Früher haben mir Athina Rachel Tsangaris Filme die groteske Welt der Zwischenmenschlichkeit erklärt. Ihr neuer Film Harvest geht darüber hinaus und beschreibt ein Szenario, das nicht auf interpersoneller Ebene erklärt werden kann.

© Stadtkino Filmverleih

Ein Dorf bereitet sich auf die letzte Ernte vor dem Winter und ihr Erntedankfest vor. Die Stimmung ist angespannt: Einige Erträge scheinen auszubleiben und auf das Gut des Lehnsherren wird ein Brandanschlag verübt. Dass zusätzlich ein Kartograph auftaucht, um die Beschaffenheit des Landes festzuhalten, hilft nicht wirklich, um das Misstrauen im Dorf abschwellen zu lassen. Zwischen all diesen Umständen kommt dem Protagonisten Walter (Caleb Landry-Jones) eine Vermittlerrolle zu, die ihm schnell über den Kopf wächst.
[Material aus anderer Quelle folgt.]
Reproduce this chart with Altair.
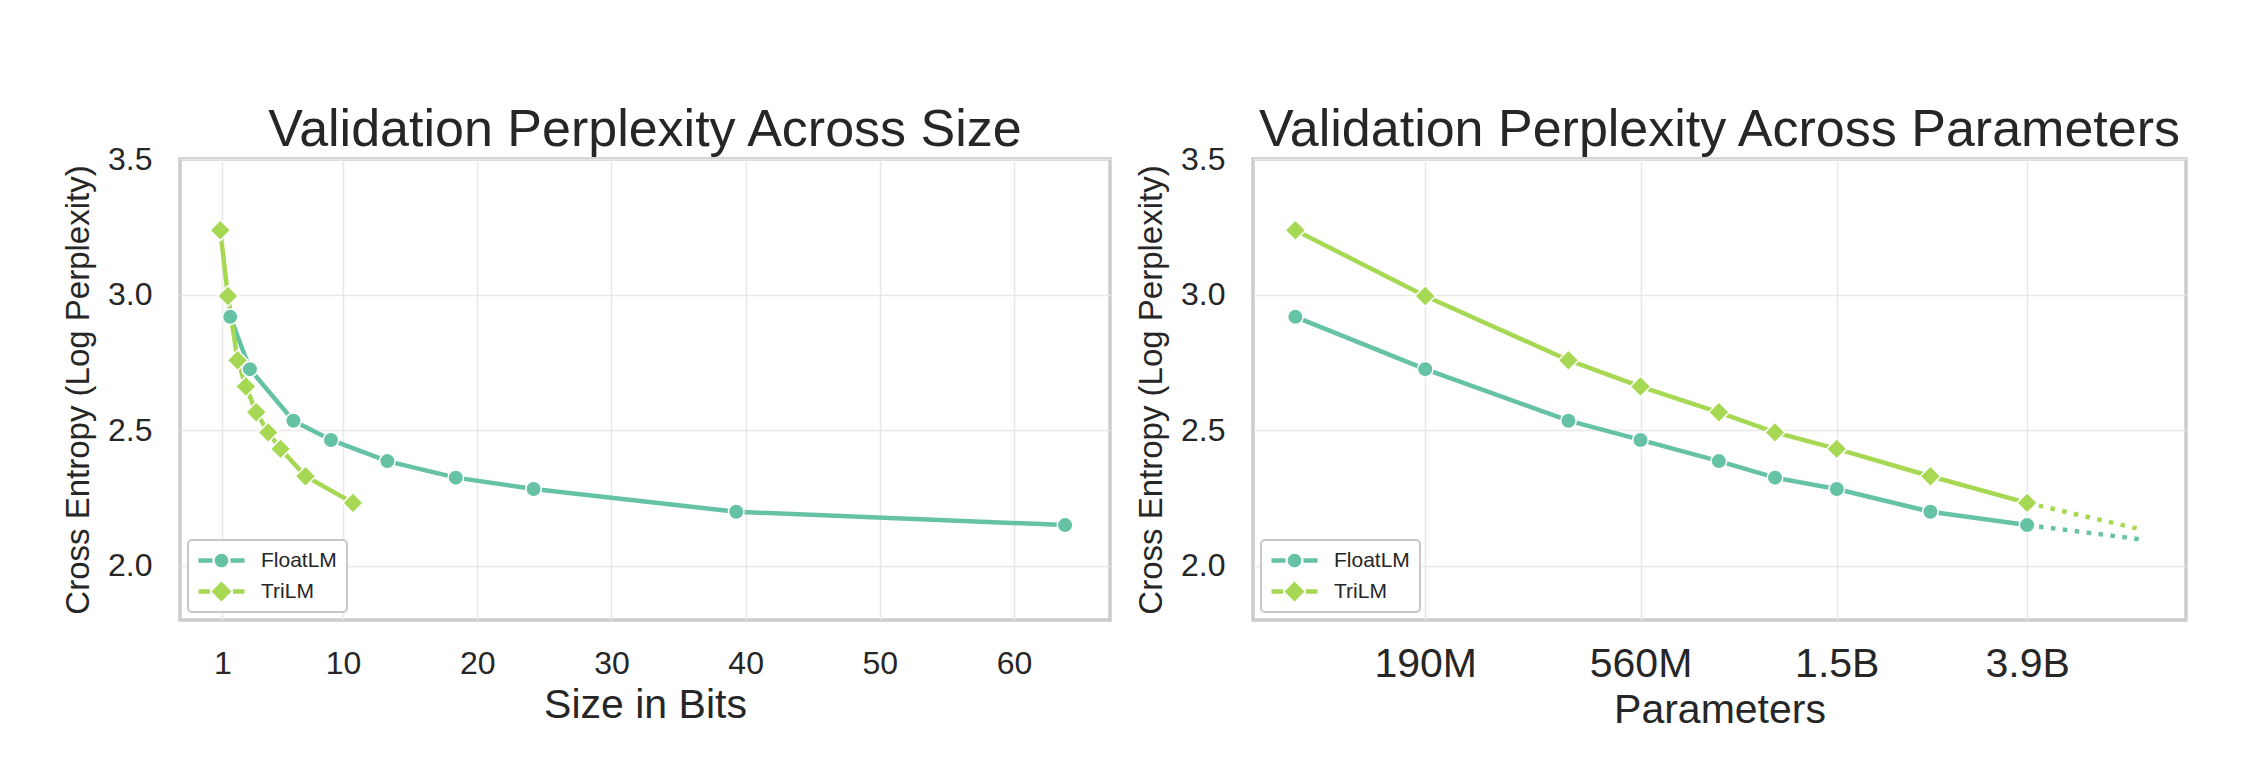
import altair as alt
import pandas as pd

# ---------------- data ----------------
series_names = ["FloatLM", "TriLM"]
series_colors = ["#66c2a5", "#a6d854"]
series_shapes = ["circle", "diamond"]
series_marker_sizes = [240, 420]

float_bits = [1.59, 3.06, 6.3, 9.1, 13.3, 18.4, 24.2, 39.3, 63.8]
tri_bits = [0.85, 1.42, 2.14, 2.76, 3.53, 4.42, 5.34, 7.2, 10.74]
float_loss = [2.918, 2.725, 2.535, 2.464, 2.386, 2.325, 2.283, 2.199, 2.150]
tri_loss = [3.237, 2.995, 2.758, 2.661, 2.566, 2.492, 2.431, 2.330, 2.232]

params = [99e6, 190e6, 390e6, 560e6, 830e6, 1.1e9, 1.5e9, 2.4e9, 3.9e9]
extrap_params = [3.9e9, 7e9]
float_extrap = [2.150, 2.096]
tri_extrap = [2.232, 2.132]

bits_ticks = [1, 10, 20, 30, 40, 50, 60]
loss_ticks = [2.0, 2.5, 3.0, 3.5]
param_ticks = [190e6, 560e6, 1.5e9, 3.9e9]
param_tick_labels = ["190M", "560M", "1.5B", "3.9B"]

# ---------------- tables ----------------
size_df = pd.DataFrame(
    [{"series": "FloatLM", "bits": b, "loss": l} for b, l in zip(float_bits, float_loss)]
    + [{"series": "TriLM", "bits": b, "loss": l} for b, l in zip(tri_bits, tri_loss)]
)
param_df = pd.DataFrame(
    [{"series": "FloatLM", "params": p, "loss": l} for p, l in zip(params, float_loss)]
    + [{"series": "TriLM", "params": p, "loss": l} for p, l in zip(params, tri_loss)]
)
extrap_df = pd.DataFrame(
    [{"series": "FloatLM", "params": p, "loss": l} for p, l in zip(extrap_params, float_extrap)]
    + [{"series": "TriLM", "params": p, "loss": l} for p, l in zip(extrap_params, tri_extrap)]
)

FONT = "Liberation Sans"
TEXT = "#262626"

# legend symbols: line segments with the marker in the middle (custom SVG paths)
path_float = ("M-2.3,-0.22H-0.9V0.22H-2.3Z M0.9,-0.22H2.3V0.22H0.9Z "
              "M0.68,0A0.68,0.68,0,1,1,-0.68,0A0.68,0.68,0,1,1,0.68,0Z")
path_tri = ("M-2.3,-0.22H-1.15V0.22H-2.3Z M1.15,-0.22H2.3V0.22H1.15Z "
            "M0,-1L1,0L0,1L-1,0Z")

legend = alt.Legend(
    title=None,
    orient="bottom-left",
    offset=8,
    padding=10,
    fillColor="white",
    labelFont=FONT,
    labelFontSize=21,
    labelColor=TEXT,
    symbolSize=400,
    symbolOffset=13,
    labelOffset=29,
    rowPadding=9,
    symbolStrokeWidth=0,
    symbolOpacity=1,
)

color_scale = alt.Scale(domain=series_names, range=series_colors)
legend_shape_scale = alt.Scale(domain=series_names, range=[path_float, path_tri])

y_enc = alt.Y(
    "loss:Q",
    title="Cross Entropy (Log Perplexity)",
    scale=alt.Scale(domain=[1.8, 3.5], nice=False, zero=False),
    axis=alt.Axis(values=loss_ticks, format=".1f", labelFontSize=32, labelPadding=28,
                  titleFontSize=33, titlePadding=12),
)

W, H = 930, 461
LW = 4.5


def legend_layer(df, x_enc):
    return alt.Chart(df).mark_point(filled=True, opacity=1, strokeWidth=0, size=400).encode(
        x=x_enc, y=y_enc,
        color=alt.Color("series:N", scale=color_scale, legend=legend),
        shape=alt.Shape("series:N", scale=legend_shape_scale, legend=legend),
    ).transform_filter("datum.loss < 0")


def series_layers(df, x_enc, ext_df=None):
    layers = []
    for name, col in zip(series_names, series_colors):
        layers.append(
            alt.Chart(df).mark_line(strokeWidth=LW, strokeCap="round", color=col)
            .encode(x=x_enc, y=y_enc).transform_filter(alt.datum.series == name)
        )
        if ext_df is not None:
            layers.append(
                alt.Chart(ext_df).mark_line(strokeWidth=LW, strokeDash=[4.5, 7.5], strokeCap="butt", color=col)
                .encode(x=x_enc, y=y_enc).transform_filter(alt.datum.series == name)
            )
    for name, col, shp, msz in zip(series_names, series_colors, series_shapes, series_marker_sizes):
        layers.append(
            alt.Chart(df).mark_point(filled=True, opacity=1, color=col, shape=shp, size=msz,
                                     stroke="white", strokeWidth=1.5)
            .encode(x=x_enc, y=y_enc).transform_filter(alt.datum.series == name)
        )
    return layers


def title(text):
    return alt.TitleParams(text, fontSize=52, font=FONT, fontWeight="normal", color=TEXT,
                           frame="group", baseline="alphabetic", offset=-55, anchor="middle")


# ---------------- left panel ----------------
x_bits = alt.X(
    "bits:Q",
    title="Size in Bits",
    scale=alt.Scale(domain=[-2.15, 67.15], nice=False, zero=False),
    axis=alt.Axis(values=bits_ticks, format="d", labelFontSize=32, labelPadding=28,
                  titleFontSize=41, titlePadding=6),
)
left = alt.layer(legend_layer(size_df, x_bits), *series_layers(size_df, x_bits)).properties(
    width=W, height=H, title=title("Validation Perplexity Across Size"),
)

# ---------------- right panel ----------------
label_map = "{" + ",".join("'%d':'%s'" % (int(v), t) for v, t in zip(param_ticks, param_tick_labels)) + "}"
x_par = alt.X(
    "params:Q",
    title="Parameters",
    scale=alt.Scale(type="log", domain=[10 ** 7.9033, 10 ** 9.9375], nice=False, zero=False),
    axis=alt.Axis(values=param_ticks, labelExpr=label_map + "[format(datum.value, 'd')]",
                  labelFontSize=41, labelPadding=24, titleFontSize=41, titlePadding=6),
)
right = alt.layer(legend_layer(param_df, x_par), *series_layers(param_df, x_par, extrap_df)).properties(
    width=W + 3, height=H, title=title("Validation Perplexity Across Parameters"),
)

chart = (
    alt.hconcat(left, right, spacing=21)
    .resolve_scale(color="independent", shape="independent")
    .properties(padding={"left": 60, "top": 102, "right": 5, "bottom": 5}, background="white")
    .configure_view(stroke="#cccccc", strokeWidth=3.5)
    .configure_axis(
        labelFont=FONT, titleFont=FONT, labelColor=TEXT, titleColor=TEXT,
        titleFontWeight="normal", grid=True, gridColor="#e8e8e8", gridWidth=1.5,
        domain=False, ticks=False,
    )
    .configure_legend(strokeColor="#c8c8c8", strokeWidth=2, cornerRadius=4, fillColor="white")
)

chart.save("out.html", embed_options={"renderer": "svg", "actions": False})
Lieber Verweilen und sich nach dem Kleingarten sehnen

Walter hat im Dorf seit Jahren eine besondere Stellung. Er wurde durch die Hochzeit zu seiner mittlerweile verstorbenen Frau in die Gemeinschaft eingegliedert, ursprünglich war er jedoch Freund und Assistent des Lehnsherren George Kent (Harry Melling). Trotz Feudalsystem gehört er einer primitiven Form des Mittelstandes an. Dementsprechend scheint es selbstverständlich, dass er zwischen den Parteien des Gutsherren, des Kartographen und des Dorfes kommunizieren und Kompromisse finden soll. Das Problem ist nur, dass Walter passiver kaum sein könnte. Sein Interesse gilt dem Land an sich, dem Entdecken und Festhalten von Naturumständen. Die Neugier gegenüber dem Kleinteiligen wird in dem Moment, in welchem strukturelle Herausforderungen auftauchen, zu einem Nachteil. Er ist ein guter Beobachter, aber ein schlechter Vermittler, der von politischen Sphären schlichtweg überfordert ist. Die Moderne überrollt das Dorf, Landansprüche ändern sich und die ersten Züge des Kapitalismus scheinen sich breit zu machen: das Leben aus Selbstzweck muss der Effektivität weichen.

© Stadtkino Filmverleih

Die interessanteste Stellungnahme zu diesem Thema findet nicht auf narrativer Ebene statt, sondern durch eine technische Entscheidung. In vielen Reviews, die ich zu Harvest gelesen habe, wird die Kameraarbeit, die sich durch das Nutzen von 16mm-Film auszeichnet, als heillos überstilisiert kritisiert. Dabei ist dieser stilistische Kniff vielleicht am aussagekräftigsten, um Fragen von Moderne und Tradition zu kommentieren. Nostalgisch verklärt und dennoch unfassbar schön bäumt sich ein Medium auf, welches mittlerweile einfach nicht mehr praktisch ist. In jeder Einstellung des Films sieht man den Rahmen des Filmstreifens, es ist quasi unmöglich, nicht zu erkennen, dass analog gearbeitet wurde. Damit ist Harvest nicht allein, in Hobby- und Liebhaberkreisen geht der Trend zurück zu Analog. Zunehmend sehnen sich Menschen nach einem Selbstversorgergarten, alten Stahltöpfen, nach einem simplen Leben auf dem Land was in einem Vakuumerstmal kein Problem wäre, parallel leider dennoch zur Ästhetik von rechts-konservativer Propaganda wird. Tradwifes kochen für ihren Mann und lehnen Eigenverantwortung performativ ab. Einer Vergangenheit, die nie wirklich existiert hat, wird nachgetrauert. Angst vor Fortschritt wird zu Angst vor Anderem. Und mittendrin der Zentrismus, gewählte Apathie, die schlussendlich zur Identifikation mit Machthabern führt. Walter wird von Unentschlossenheit zermürbt, hat so lange kaum eigene Meinungen, bis eigene Meinung nicht mehr möglich ist. Sehnt sich so lange nach einer einfacheren Welt der Vergangenheit, bis nur noch Sehnsucht bleibt. Als Künstlerin nicht in die gleiche Falle zu tappen, scheint für Tsangari die höchste Priorität zu sein. Eben durch Walters Passivität arbeitet Rachel Athina Tsangari Aussagen über gesellschaftlichen Wandel und möglicherweise auch ihre eigene Rolle als Künstlerin heraus.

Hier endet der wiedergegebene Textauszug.